The impact your SOC will have on your governance, risk, and compliance (GRC) program depends on several questions:

  • What industry are you in, are you regulated?
  • What line of business are you in?
  • Do you have compliance regulations with which you or your customers must comply?

When I look at the GRC program and a SOC, they are best friends. The SOC should be the most powerful ally of the GRC. The SOC is supposed to have visibility to all things on an IT environment: users, the network, systems, applications—all of it. The SOC should also know the overall business goals and needs, policies, and the associated risks. All of that contextual data is necessary to better the SOC’s detection and response capabilities, as well as prioritize their response activities.

If you provide the SOC with everything that it needs, GRC can get every answer from the SOC. For example, suppose you want to know if you’re in compliance with a specific regulation. If your SOC already has visibility to that data and has that context, it can even help you continuously monitor, in real time, whether you are staying in or falling out of compliance. The SOC can even tell you which people or systems are in violation of certain governance and policies.

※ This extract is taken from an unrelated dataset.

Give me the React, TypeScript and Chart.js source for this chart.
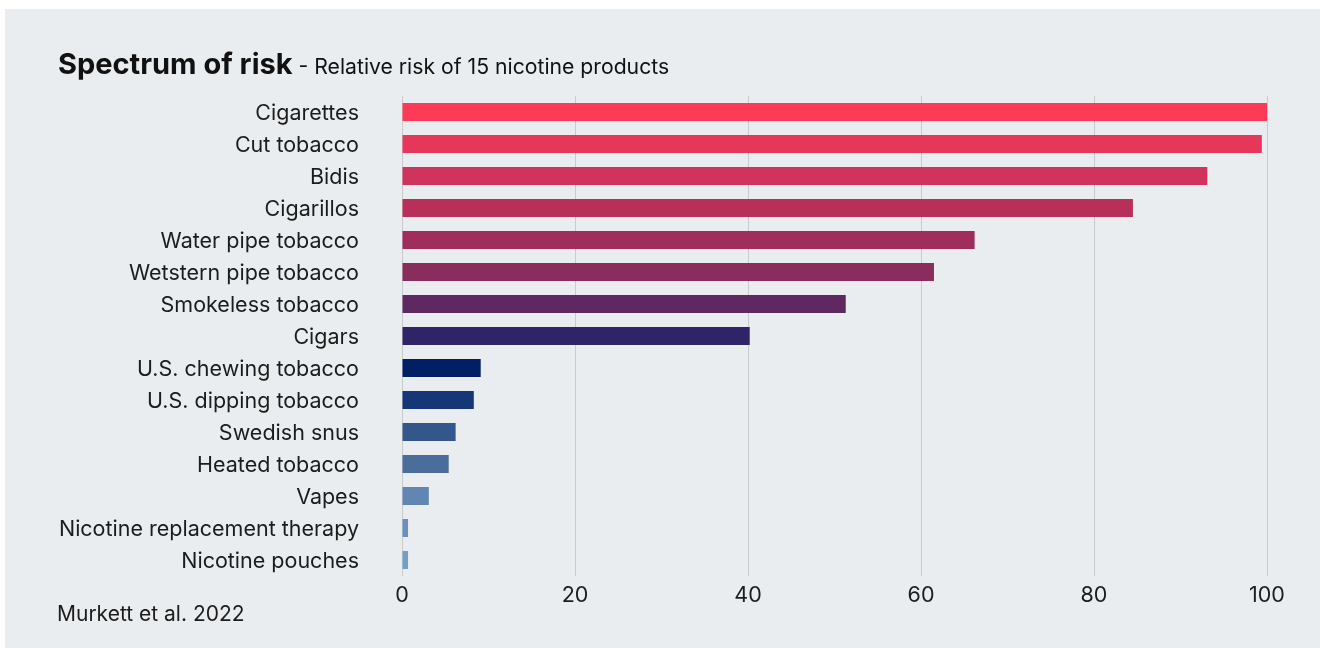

Looking more broadly, the SOC can even automatically tell you if there’s been an increase in risk or a lowering of risk based on a multitude of factors then alert you of changes in real time. Ultimately, the GRC group develops and implements controls while the SOC can inform if those controls are being followed. These two organizational functions work side by side.

A SOC’s Role in Meeting Organizational Compliance Requirements

I don’t know very many compliance or regulatory requirements that don’t include some level of audit monitoring and incident response. An in-house SOC will do both of those functions and help you satisfy those requirements. If you work in a regulated industry, a SOC can help you monitor, detect, respond, and meet the governance requirements associated with that industry.

If you outsource your SOC, your MSSP should be able to meet your requirements as well. But before you sign the contract with your outsourcing partner, there are several things you need to do. First, make sure that the compliance regulations that you have to comply with are known to your third-party partner. Second, if these compliance regulations require you to perform periodic assessments and generate reports that demonstrate you’re meeting your requirements, make sure that your partner is willing and able to perform the audit and output the necessary reports. Most importantly, once you’ve done all that, make sure all requirements are included in the terms and agreements of the original contract. You need to ensure that your regulatory obligations are transferred to the partner. The transfer isn’t binding unless you have it written down in a contract and have ensured the partner can fulfill those obligations. Ultimately, all of this requires you to do a little bit of legwork upfront.